April, 1862.
The battle of Pittsburg Landing, or Shiloh as it is sometimes called, was fought on the 6th and 7th of April. It was a contest which has scarcely been surpassed for manhood, pluck, endurance, and heroism. In proportion to the numbers engaged the loss in killed and wounded was as great as that of any battle of the war. The disasters to the Rebel cause in Tennessee moved Davis to hurry reinforcements to Corinth, which was the new base of Johnston's operations. Beauregard was sent into the department. He had the reputation of being a great commander, because he commanded the Rebel batteries in the attack on Sumter, and had received the glory of winning the victory at Bull Run. Time is the test of honor. Men, like the stars, have their hours of rising and setting. He was in the zenith of his fame.
Albert Sydney Johnston was still in command, but he was induced to move from Corinth to Pittsburg Landing and attack Grant before Buell, who was slowly moving across the country from Nashville, could join him.
Buell marched with great deliberation. He even gave express orders that there should be six miles' space between the divisions of his army. The position at Pittsburg Landing was chosen by General Smith, as being a convenient base for a movement upon Corinth. It had some natural advantages for defence,—Lick Creek and a ravine above the Landing,—but nothing was done towards erecting barricades or breastworks. There are writers who maintain that the attack of the Rebels was expected; but if expected, would not prudence have dictated the slashing of trees, the erection of breastworks, and a regular disposition of the forces? On Friday and Saturday the Rebel cavalry appeared in our front, but were easily driven back towards Corinth.
Nothing was done towards strengthening the line; no orders were issued in anticipation of a battle till the pickets were attacked on Sunday morning, while the troops were cooking their coffee, and while many of the officers were in bed.
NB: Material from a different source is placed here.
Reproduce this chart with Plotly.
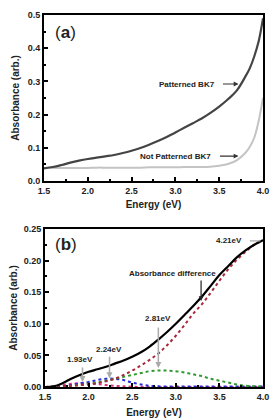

Pittsburg is the nearest point to Corinth on the river. The road winds up the bank, passes along the edge of a deep ravine, leading southwest. It forks a half-mile from the Landing, the left-hand path leading to Hamburg up the river, and the main road leading to Shiloh Church, four miles from the Landing. The accompanying sketch of the church was taken the week after the battle, with the head-quarter tents of General Sherman around it. Its architecture is exceedingly primitive. It is a fair type of the inertness of the people of that region at the time. It is about twenty-five or thirty feet square, built of logs, without pulpit or pews, with rude benches for seats. Once it was chinked with clay, but the rains have washed out the mortar, and the wind comes in through all the crevices. It is thoroughly ventilated. It would make a good corn-crib for an Illinois farmer.
A brook meanders through the forest, furnishing water for the worshipping assemblies. South of the church, and across the brook, is a clearing,—an old farm-house where Beauregard wrote his despatch to Jeff Davis on Sunday night, announcing a great victory. There are other little clearings, which have been long under cultivation. The people were too indolent to make new openings in the forest, where centuries of mould had accumulated. The country was but little further advanced than when Daniel Boone passed through the Cumberland Gap. Civilization came and made a beginning; but the blight of slavery was there. How the tillage and culture of New England or Ohio would crown those swells of land with sheaves of grain! What corn and clover fields, pastures of honeysuckle, gardens of roses! Within four miles of one of the most beautiful rivers in the world,—in a country needing only industry to make it a paradise,—the mourning dove filled the air with its plaintive notes in the depths of an almost unbroken forest, while the few people, shiftless and destitute of the comforts of civilization, knew no better than to fight against their own best interests.
The majority of the poor whites of the South are very ignorant. Few of them have ever attended school. In Tennessee, by the census of 1850, there were more than seventy thousand native-born American adults who could not read. Not one half of the prisoners captured at Donelson could read or write. While the army was lying before Corinth, I visited a Mississippi school-house,—a log building chinked with mud, covered with long split oak shingles. It had a huge fireplace, built of stones, and a chimney laid up with sticks and mud. There were openings for two windows, but frames, sash, and glass all were wanting. There was no floor but the beaten earth,—no desks. Stakes were driven into the ground, upon which slabs of oak were laid for seats. The teacher's desk was a large dry-goods box.
The State of North Carolina, with a white population of five hundred and fifty-three thousand, had eighty thousand native whites, over twenty years of age, who had never attended school. In the State of Virginia, North Carolina, South Carolina, Georgia, and Alabama, five States having a population of two million six hundred and seventy thousand, there were two hundred and sixty-two thousand native-born Americans, over twenty years of age, unable to read or write!
It will be no easy matter to awaken aspirations in the minds of this class. They have been so long inert, so long taught to believe that labor is degrading, that rapid progress of Southern society cannot be expected immediately, unless emigration infuses a new vitality into the community.